Brand loyalty is big barrier to innovation, and an important reason why inefficient firms manage to survive so long.
Brand preferences create large entry barriers and durable advantages for incumbent firms, and can explain persistence of early-mover advantage over long periods
In the latest American Economic Review Bronnenberg, Dube, & Gentzkow offer new clues:
Variation in where consumers have lived in the past allows us to isolate the causal effect of past experiences on current purchases, holding constant contemporaneous supply-side factors such as availability, prices, and advertising. … 60 percent of the gap in purchases between the origin and destination state closes immediately when a consumer moves. … The remaining 40 percent gap between recent migrants and lifetime residents closes steadily, but slowly. It takes more than 20 years for half of the gap to close, and even 50 years after moving the gap remains statistically significant. … The relative importance of brand capital is higher in [product] categories with high levels of advertising and high levels of social visibility. (more)

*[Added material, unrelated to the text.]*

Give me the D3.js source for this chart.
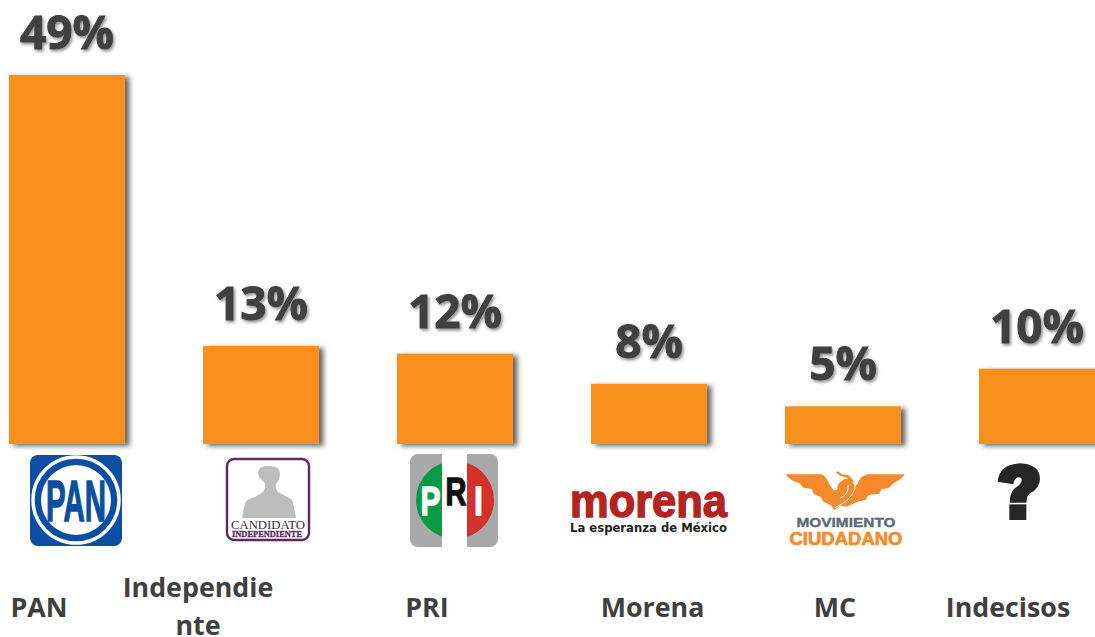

This ad effect is puzzling because:
Large literatures have measured the effects of advertising, but these studies often find no effects [of ads on sales], and the effects they do measure are estimated to dissipate over a horizon ranging from a few weeks to at most five or six months.
Let me suggest that an important use of brands is to create and signal identities. We create a coherent understandable idea of the kind of person we are, integrated with the kind of products we use, and we prefer not to change that concept, so that others can continue to rely on their expectations about us. We are willing to pay higher prices, and neglect info about quality, in order to keep a persistent style and appearance. So brands are naturally more important for products we use that others see more, and where ads have made connections to identity more salient.
Didn't George Akerlof right an entire book about exactly that? http://www.amazon.com/Ident...
It's been observed that in recent years there seems to be a movement toward establishing our identities based on what we consume (branded items that others see being one part of that) and away from what we produce, and that this is not a good thing.